I guess there are two things to get in his face about: 1) Texting and driving in the first place, much less with teens who will be driving themselves in a few years. Great example, Dad! And 2) Cutting down a child. Who does that?

The other question is whether this is similar to being in a drunk driving situation where you tell your kid you can call me anytime, night or day, or take a taxi/uber and I'll pay for it before you get into a car with a drunk driver.

I guess I'll tell DD that. If you're ever in a situation where an adult is texting while driving, ask that you be dropped immediately at a corner and call for a taxi. Although I'm not sure that's safe either (guess it depends on the corner).


Yes, the dad shouldn't have acted like he did. I will say that this experience was a good learning lesson for your daughter. It's not the first time she's going to be mocked in life for wanting to do the "right" thing. I'm not positive she needs her mommy to now follow up on his comment. It's fair and necessary to comment on the no texting while driving, but not the comment. People are going to say rude things to your daughter and her mommy isn't always going to be around to rescue her.

No, having the dad drop her off whenever they happen to be is not a good idea. First off, any normal adult is going to refuse. It's probably way less safe for this to happen and more traumatizing for your child. Yes, texting and driving is dangerous, but it doesn't always result in a horrific car crash.



+1 to this. You can also use this as a jumping off point for further discussion too. Not only that she did the right thing and that she may be mocked for it and should be prepared to have thick skin, but you can bring up situations that might happen in the future like drinking and driving, and then talk about how she can always call you rather than getting into an unsafe car. Adult texting/driving is unsafe, but it's less unsafe than teen drinking/driving.
Anonymous


OP - You are doing a great job raising a responsible teen!! Your daughter was 100% in the right. That Dad is not only not obeying driving rules, but he is showing his DD by his actions that talking and texting while driving is just fine....... The one and only rule I have when hiring a college student to do things with my daughter in our community is not to text or talk on the phone while driviing. I never even check references, BUT this rule I stick to as our daughter can tell us what goes on.

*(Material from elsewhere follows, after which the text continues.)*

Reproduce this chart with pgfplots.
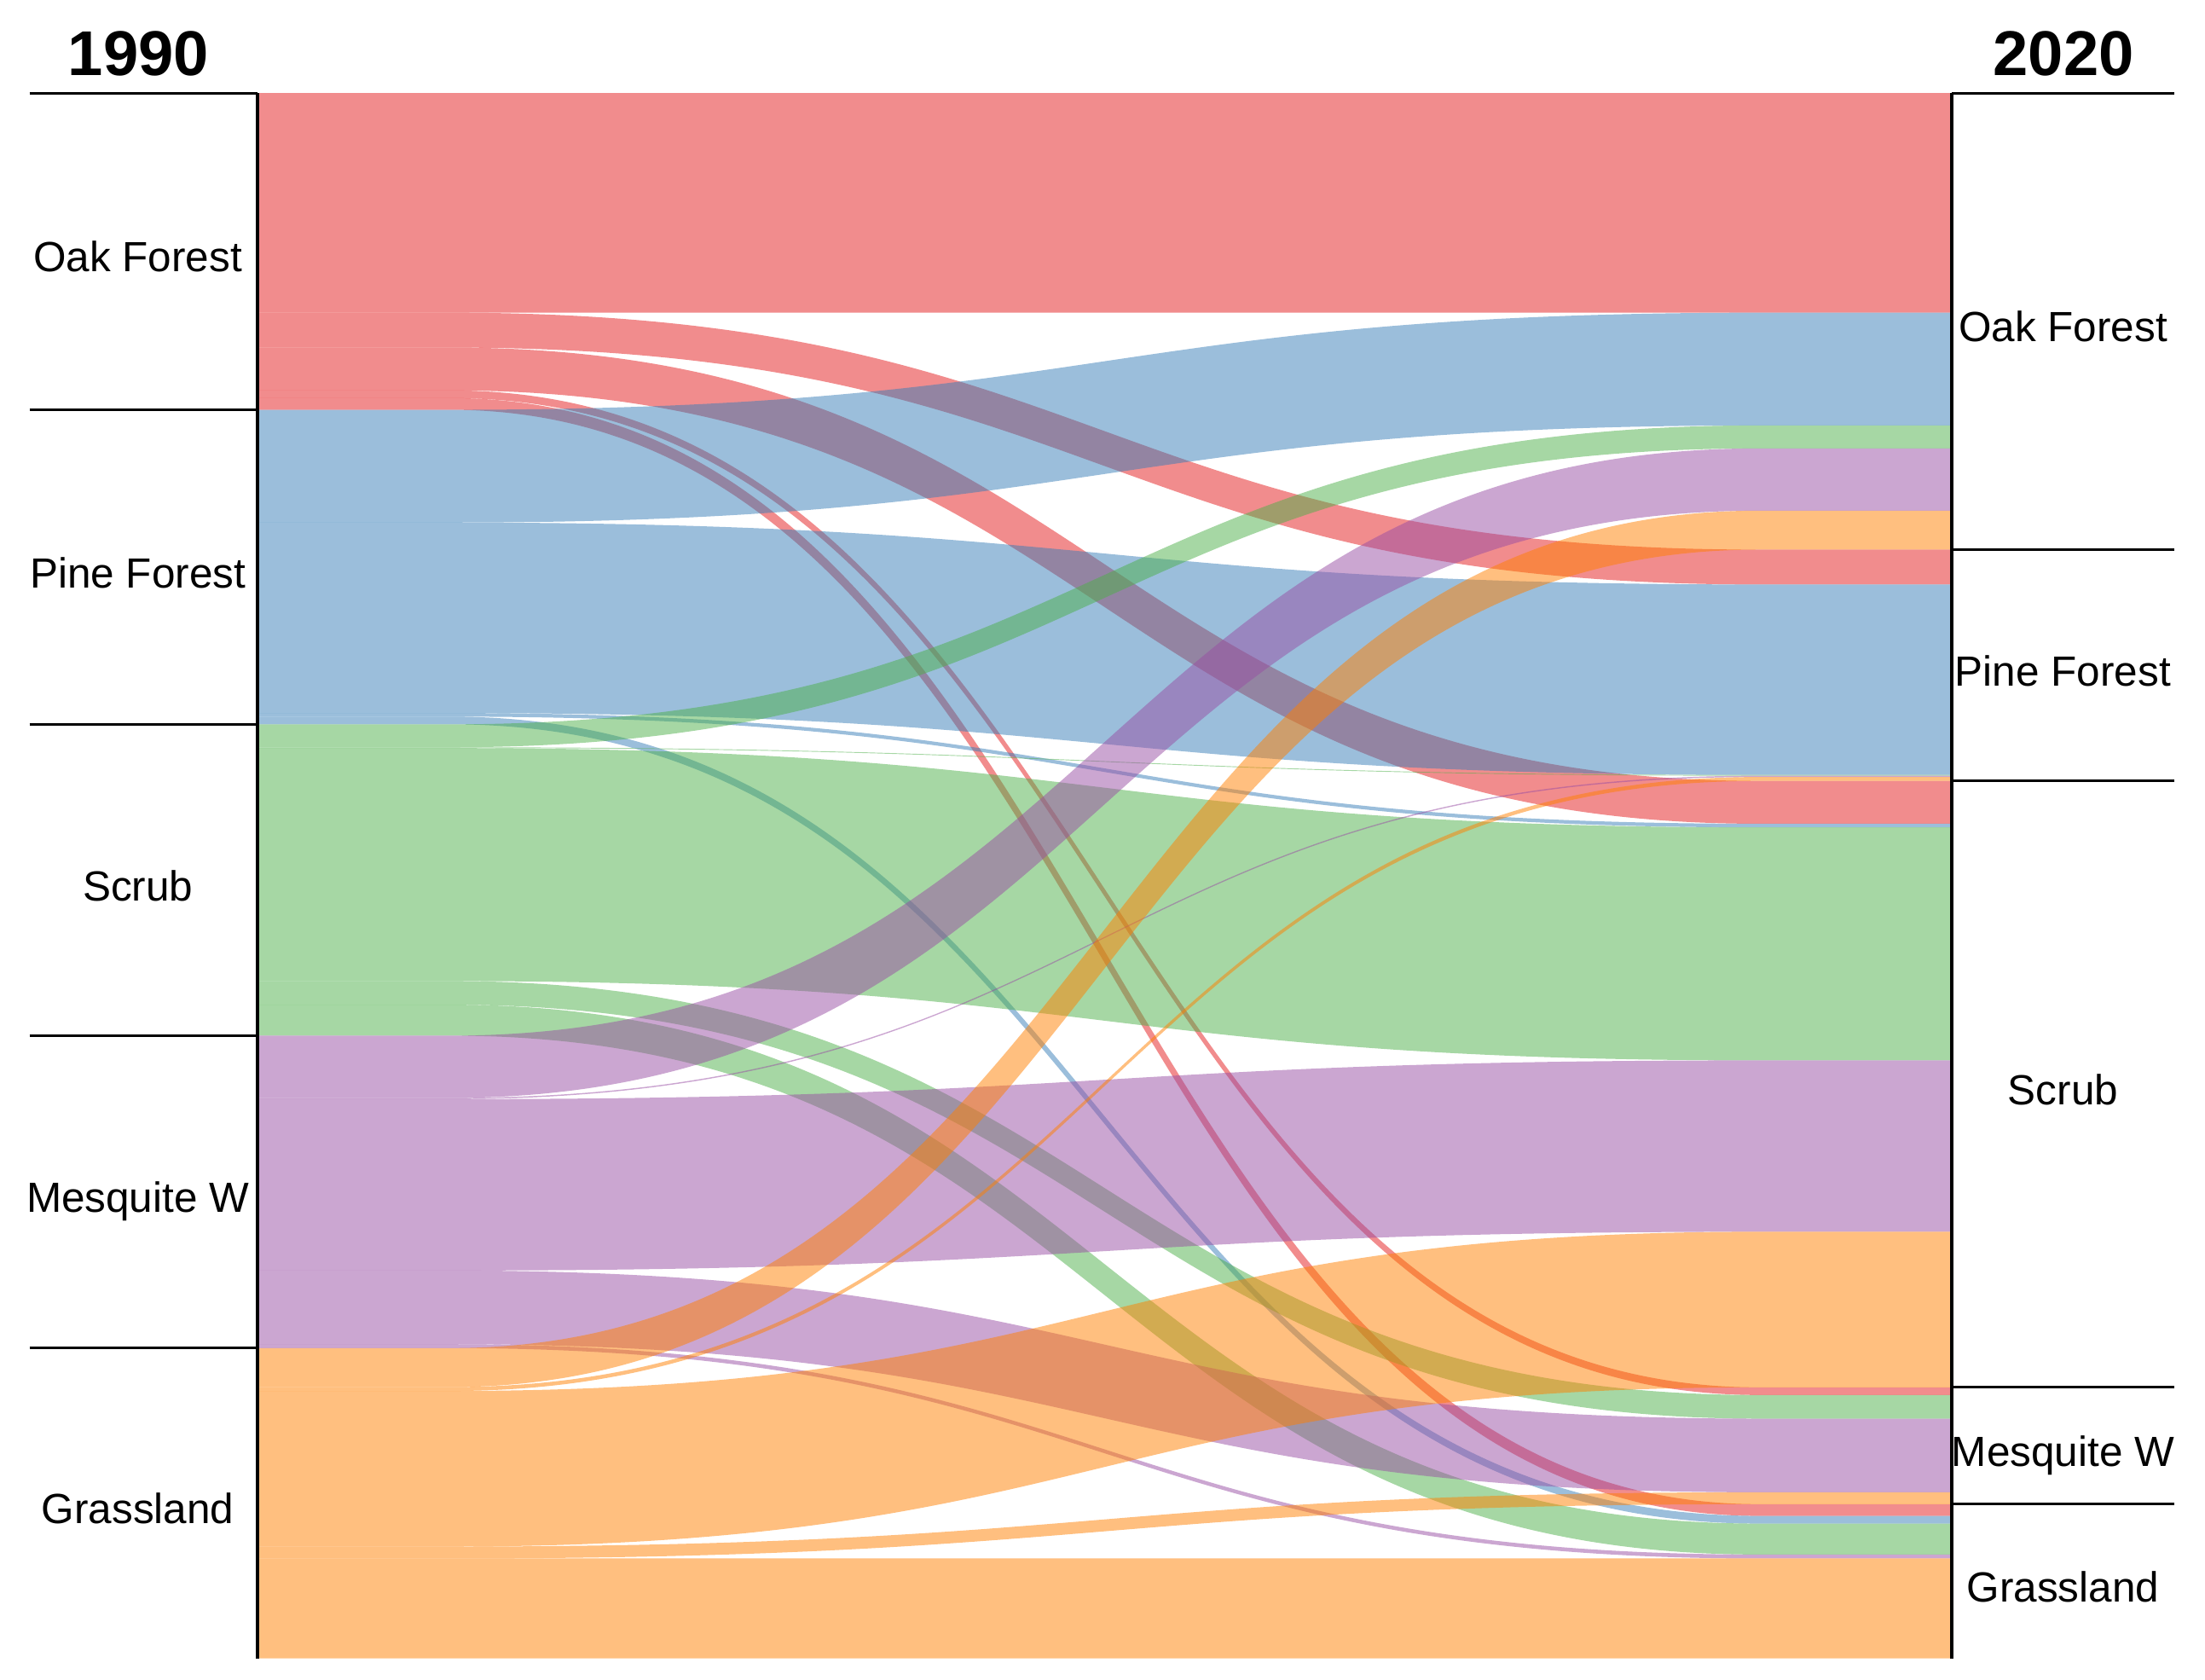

Personally, I think you have a duty to let the girl's Mother know what happened as to why your daughter will no longer be carpooling with her daughter because hopefully if the mother will follow up with DH on his texting and driving, hearing it twice will mean something. Given how tweens can be in terms of a group of girls freezing out another girl, I might let the comment about DD go with her, but absolutely let DD know at home that his behavior was completely defensive and inappropriate. Your daughter will also realize that you are putting her safety first by making other arrangements that do not put her in danger.
Anonymous
Tell her to own it. Good for her!
Anonymous
kudos to your daughter. a smart cookie who knows when to speak up, even to an adult. give that girl a gold star. there will always be people with mouths bigger than theirs brains -- she just learned it sooner than most people do.